Task to carry out:
What is the count of lines in the listing below that hold the string "this"? Reply with that number alone.

# start of Input data

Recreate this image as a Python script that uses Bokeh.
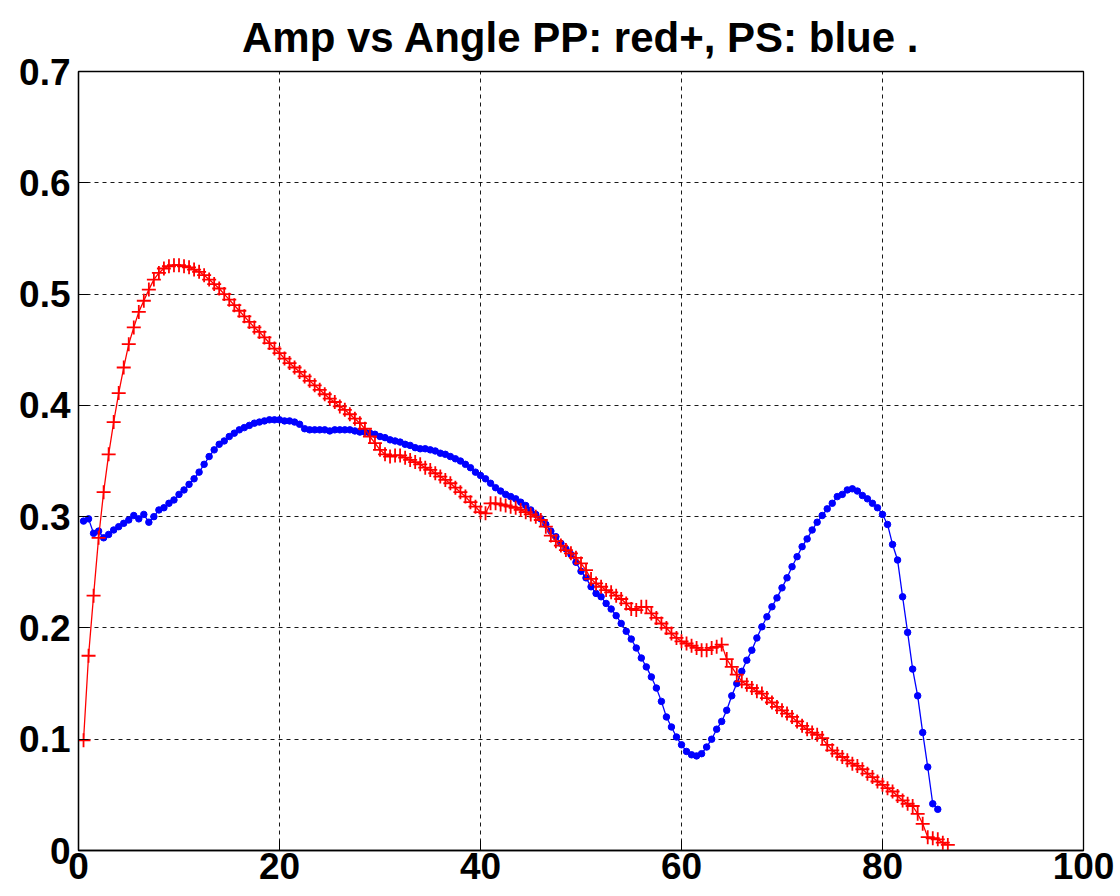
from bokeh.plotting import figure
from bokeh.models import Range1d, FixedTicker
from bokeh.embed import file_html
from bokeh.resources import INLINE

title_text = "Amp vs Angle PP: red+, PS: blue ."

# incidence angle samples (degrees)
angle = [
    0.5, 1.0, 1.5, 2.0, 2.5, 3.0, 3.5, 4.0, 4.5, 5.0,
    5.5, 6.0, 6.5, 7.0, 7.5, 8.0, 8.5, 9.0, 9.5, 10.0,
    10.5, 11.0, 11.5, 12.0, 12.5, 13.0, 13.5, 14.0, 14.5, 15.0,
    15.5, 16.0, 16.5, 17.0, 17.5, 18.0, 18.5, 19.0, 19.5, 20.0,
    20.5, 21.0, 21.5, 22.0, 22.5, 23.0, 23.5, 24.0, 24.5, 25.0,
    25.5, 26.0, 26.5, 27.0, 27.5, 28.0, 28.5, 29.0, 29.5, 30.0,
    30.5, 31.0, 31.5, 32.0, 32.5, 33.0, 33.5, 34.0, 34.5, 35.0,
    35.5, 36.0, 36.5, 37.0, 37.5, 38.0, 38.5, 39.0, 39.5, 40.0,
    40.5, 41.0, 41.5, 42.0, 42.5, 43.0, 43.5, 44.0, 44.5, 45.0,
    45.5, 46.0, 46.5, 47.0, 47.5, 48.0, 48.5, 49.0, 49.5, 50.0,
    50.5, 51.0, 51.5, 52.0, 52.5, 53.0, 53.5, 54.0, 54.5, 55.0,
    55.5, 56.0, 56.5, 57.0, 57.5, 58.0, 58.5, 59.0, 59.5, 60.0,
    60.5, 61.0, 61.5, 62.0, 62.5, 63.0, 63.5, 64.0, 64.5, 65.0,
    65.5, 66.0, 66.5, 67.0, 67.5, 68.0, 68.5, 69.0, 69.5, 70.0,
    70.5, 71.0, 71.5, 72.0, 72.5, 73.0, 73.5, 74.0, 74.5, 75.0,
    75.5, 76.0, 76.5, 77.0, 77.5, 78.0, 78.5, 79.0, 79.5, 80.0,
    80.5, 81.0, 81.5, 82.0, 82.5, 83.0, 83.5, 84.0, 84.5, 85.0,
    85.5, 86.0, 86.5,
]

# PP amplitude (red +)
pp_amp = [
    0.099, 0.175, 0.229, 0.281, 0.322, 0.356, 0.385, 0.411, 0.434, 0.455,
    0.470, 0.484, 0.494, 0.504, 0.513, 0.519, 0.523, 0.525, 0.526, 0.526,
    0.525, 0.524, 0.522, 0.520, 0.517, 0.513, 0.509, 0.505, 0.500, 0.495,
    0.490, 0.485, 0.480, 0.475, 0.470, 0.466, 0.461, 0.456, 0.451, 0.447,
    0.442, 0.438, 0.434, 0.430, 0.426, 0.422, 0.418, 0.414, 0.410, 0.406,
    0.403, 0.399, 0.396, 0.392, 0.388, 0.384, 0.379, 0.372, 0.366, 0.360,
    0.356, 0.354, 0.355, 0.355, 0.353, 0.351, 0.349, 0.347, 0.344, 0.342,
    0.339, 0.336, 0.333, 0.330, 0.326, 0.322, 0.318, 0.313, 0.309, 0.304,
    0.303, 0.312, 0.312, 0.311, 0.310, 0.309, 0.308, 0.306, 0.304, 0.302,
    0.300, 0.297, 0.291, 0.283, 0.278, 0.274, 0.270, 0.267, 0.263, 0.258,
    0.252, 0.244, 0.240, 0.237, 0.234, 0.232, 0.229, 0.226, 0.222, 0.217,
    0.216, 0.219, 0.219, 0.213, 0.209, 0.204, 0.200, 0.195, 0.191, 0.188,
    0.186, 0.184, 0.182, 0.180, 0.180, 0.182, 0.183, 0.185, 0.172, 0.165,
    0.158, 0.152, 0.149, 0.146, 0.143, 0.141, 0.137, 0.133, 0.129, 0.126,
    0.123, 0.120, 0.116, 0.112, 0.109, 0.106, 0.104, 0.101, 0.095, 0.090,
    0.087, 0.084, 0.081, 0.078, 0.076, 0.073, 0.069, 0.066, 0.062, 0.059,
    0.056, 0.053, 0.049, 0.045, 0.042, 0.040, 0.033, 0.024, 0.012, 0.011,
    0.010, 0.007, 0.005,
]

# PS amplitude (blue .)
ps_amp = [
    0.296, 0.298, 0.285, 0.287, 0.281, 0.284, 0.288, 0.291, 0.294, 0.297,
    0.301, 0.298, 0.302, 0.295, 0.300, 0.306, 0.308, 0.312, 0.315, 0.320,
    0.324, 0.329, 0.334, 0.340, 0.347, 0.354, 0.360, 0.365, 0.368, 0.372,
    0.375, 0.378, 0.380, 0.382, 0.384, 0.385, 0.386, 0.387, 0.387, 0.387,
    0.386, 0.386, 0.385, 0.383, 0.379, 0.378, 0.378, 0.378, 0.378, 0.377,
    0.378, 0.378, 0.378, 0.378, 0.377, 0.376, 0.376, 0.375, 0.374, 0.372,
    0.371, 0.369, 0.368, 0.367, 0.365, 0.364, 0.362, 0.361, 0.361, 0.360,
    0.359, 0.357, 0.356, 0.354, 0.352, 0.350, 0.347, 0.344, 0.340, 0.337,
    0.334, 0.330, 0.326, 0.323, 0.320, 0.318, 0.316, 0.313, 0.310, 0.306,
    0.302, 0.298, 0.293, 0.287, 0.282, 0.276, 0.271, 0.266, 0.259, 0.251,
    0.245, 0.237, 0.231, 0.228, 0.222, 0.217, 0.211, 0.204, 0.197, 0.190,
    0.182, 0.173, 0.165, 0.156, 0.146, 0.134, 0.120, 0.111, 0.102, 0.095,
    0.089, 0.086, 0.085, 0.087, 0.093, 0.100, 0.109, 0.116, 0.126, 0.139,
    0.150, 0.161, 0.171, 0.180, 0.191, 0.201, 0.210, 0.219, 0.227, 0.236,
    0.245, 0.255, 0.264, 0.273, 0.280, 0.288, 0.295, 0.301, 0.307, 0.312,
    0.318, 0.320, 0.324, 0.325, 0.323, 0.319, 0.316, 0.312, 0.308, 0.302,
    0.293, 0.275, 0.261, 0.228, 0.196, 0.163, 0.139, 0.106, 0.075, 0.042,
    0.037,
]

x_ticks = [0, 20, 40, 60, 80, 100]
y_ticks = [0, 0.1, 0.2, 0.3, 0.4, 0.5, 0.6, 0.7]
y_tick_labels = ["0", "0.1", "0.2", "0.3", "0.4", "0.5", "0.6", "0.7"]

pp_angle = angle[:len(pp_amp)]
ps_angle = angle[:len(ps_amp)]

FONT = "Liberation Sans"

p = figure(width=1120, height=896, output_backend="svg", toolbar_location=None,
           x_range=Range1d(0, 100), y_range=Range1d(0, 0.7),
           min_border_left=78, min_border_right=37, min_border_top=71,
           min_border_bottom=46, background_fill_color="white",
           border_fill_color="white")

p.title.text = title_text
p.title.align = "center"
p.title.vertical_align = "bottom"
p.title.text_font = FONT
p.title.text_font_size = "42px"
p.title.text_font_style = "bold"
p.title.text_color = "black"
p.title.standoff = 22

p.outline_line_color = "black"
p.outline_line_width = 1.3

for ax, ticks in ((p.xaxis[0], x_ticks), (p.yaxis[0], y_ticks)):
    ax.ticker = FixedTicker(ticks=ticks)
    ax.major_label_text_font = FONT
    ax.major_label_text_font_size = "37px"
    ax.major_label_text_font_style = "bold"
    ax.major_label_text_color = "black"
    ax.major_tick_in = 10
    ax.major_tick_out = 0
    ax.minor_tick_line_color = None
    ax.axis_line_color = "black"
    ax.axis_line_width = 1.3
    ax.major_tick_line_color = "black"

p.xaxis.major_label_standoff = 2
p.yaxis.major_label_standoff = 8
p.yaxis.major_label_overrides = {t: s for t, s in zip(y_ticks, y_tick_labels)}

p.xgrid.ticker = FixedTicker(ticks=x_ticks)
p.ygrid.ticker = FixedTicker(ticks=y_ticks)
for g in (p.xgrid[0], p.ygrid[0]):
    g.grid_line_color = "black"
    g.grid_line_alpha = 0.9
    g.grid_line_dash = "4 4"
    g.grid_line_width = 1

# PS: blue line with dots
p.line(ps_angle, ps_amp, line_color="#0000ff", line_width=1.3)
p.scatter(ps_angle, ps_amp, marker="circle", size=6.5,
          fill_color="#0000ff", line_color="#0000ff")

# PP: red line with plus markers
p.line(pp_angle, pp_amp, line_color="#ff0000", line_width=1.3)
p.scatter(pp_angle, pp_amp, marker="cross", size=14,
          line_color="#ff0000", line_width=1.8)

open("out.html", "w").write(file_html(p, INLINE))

# end of Input data
# start of Input data

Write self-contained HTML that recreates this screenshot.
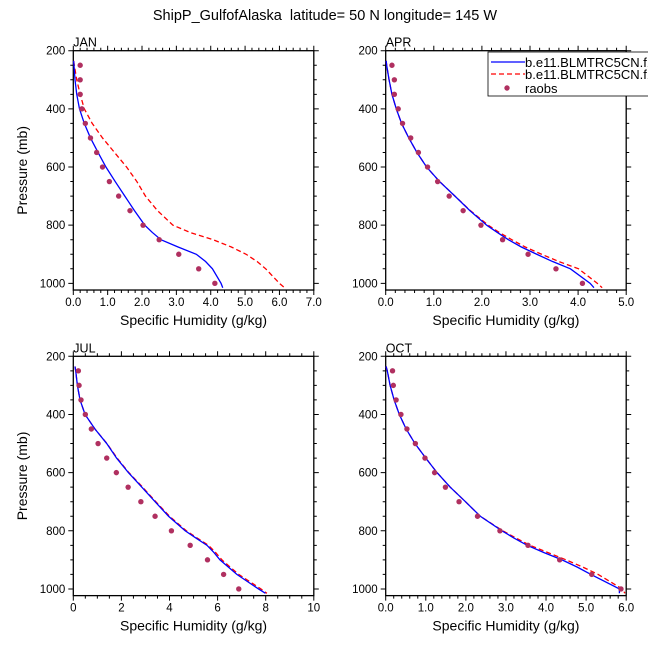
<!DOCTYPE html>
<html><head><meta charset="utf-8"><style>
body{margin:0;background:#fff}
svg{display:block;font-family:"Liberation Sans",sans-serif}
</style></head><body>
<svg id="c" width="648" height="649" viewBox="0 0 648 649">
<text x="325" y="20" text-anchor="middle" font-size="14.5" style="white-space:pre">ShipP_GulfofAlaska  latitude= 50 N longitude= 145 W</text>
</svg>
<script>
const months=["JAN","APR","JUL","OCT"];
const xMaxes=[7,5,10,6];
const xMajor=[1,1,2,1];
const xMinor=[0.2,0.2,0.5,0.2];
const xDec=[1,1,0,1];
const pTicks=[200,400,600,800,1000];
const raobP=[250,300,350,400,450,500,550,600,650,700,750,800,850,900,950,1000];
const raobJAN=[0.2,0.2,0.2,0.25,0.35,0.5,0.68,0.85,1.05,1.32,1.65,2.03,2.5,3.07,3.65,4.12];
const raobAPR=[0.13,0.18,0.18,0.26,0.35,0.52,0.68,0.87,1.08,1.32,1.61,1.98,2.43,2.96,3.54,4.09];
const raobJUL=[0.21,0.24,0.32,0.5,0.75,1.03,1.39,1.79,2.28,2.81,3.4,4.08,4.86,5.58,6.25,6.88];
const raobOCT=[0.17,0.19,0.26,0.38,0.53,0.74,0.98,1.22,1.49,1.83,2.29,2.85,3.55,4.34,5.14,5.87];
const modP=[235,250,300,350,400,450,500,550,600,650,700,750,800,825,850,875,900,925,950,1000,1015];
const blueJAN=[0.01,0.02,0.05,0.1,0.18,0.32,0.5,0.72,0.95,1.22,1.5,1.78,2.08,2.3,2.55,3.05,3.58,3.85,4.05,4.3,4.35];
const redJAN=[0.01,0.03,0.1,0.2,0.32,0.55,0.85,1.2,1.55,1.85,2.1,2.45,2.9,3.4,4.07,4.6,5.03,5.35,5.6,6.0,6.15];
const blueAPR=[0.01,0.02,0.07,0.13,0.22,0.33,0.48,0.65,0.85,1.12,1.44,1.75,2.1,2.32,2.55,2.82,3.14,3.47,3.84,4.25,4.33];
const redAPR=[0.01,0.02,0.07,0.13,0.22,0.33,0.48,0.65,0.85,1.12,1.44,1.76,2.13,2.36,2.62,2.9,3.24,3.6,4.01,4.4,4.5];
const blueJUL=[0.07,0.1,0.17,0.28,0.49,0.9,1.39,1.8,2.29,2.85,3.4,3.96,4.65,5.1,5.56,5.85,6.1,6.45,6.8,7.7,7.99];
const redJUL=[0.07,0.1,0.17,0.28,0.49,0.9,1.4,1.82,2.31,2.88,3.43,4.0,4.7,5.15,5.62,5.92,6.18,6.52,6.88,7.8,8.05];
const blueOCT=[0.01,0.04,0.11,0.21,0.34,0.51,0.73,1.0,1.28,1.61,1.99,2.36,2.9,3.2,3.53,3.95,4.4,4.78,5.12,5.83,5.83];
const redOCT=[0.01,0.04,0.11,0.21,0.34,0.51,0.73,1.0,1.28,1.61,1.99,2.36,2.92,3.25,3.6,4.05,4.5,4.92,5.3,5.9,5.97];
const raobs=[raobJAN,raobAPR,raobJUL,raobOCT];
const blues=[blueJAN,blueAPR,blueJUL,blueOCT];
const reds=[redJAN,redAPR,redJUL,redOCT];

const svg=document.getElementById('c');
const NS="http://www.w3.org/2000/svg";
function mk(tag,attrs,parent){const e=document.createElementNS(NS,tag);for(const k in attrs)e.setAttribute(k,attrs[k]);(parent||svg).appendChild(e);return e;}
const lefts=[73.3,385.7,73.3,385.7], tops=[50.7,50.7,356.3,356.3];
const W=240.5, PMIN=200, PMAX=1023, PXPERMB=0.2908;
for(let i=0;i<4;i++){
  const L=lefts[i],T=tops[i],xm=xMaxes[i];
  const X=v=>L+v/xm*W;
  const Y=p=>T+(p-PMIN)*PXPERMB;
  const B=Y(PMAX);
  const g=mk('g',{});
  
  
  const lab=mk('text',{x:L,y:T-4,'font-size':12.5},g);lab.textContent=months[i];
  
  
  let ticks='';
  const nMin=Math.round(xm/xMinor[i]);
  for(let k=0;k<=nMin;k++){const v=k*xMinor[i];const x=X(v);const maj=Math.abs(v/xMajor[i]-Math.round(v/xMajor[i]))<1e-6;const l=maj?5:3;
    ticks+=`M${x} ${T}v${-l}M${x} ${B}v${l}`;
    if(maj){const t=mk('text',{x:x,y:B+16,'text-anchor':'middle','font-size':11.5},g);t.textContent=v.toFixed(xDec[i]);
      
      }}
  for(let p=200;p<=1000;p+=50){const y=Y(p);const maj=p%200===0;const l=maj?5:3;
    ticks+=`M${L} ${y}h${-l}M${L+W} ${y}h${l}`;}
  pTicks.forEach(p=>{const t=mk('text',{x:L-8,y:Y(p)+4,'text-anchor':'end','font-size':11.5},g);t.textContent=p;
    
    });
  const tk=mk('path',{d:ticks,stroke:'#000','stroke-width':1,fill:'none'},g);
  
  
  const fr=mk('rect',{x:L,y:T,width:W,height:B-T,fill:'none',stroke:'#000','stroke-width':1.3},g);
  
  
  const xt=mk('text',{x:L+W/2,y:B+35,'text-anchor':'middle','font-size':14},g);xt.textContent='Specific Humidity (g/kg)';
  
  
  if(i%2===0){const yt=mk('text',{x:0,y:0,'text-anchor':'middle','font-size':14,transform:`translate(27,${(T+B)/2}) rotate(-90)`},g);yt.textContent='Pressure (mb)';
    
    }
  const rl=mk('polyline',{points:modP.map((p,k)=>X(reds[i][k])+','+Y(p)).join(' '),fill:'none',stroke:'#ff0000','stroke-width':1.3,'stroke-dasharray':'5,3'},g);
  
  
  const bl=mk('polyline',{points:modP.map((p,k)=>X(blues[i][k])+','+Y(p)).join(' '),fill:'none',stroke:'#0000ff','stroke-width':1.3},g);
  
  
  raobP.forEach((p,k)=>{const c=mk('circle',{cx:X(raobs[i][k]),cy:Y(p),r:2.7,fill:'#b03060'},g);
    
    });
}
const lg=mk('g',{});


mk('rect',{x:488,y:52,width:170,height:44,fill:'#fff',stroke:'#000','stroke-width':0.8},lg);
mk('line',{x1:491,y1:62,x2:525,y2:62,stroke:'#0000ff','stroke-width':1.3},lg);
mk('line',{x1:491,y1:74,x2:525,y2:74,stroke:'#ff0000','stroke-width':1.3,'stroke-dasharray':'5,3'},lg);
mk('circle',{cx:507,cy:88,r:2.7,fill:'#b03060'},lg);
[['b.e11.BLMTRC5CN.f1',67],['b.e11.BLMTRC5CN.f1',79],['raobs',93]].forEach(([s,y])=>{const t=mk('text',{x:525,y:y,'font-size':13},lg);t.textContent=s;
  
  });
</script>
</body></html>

# end of Input data

Full response:
2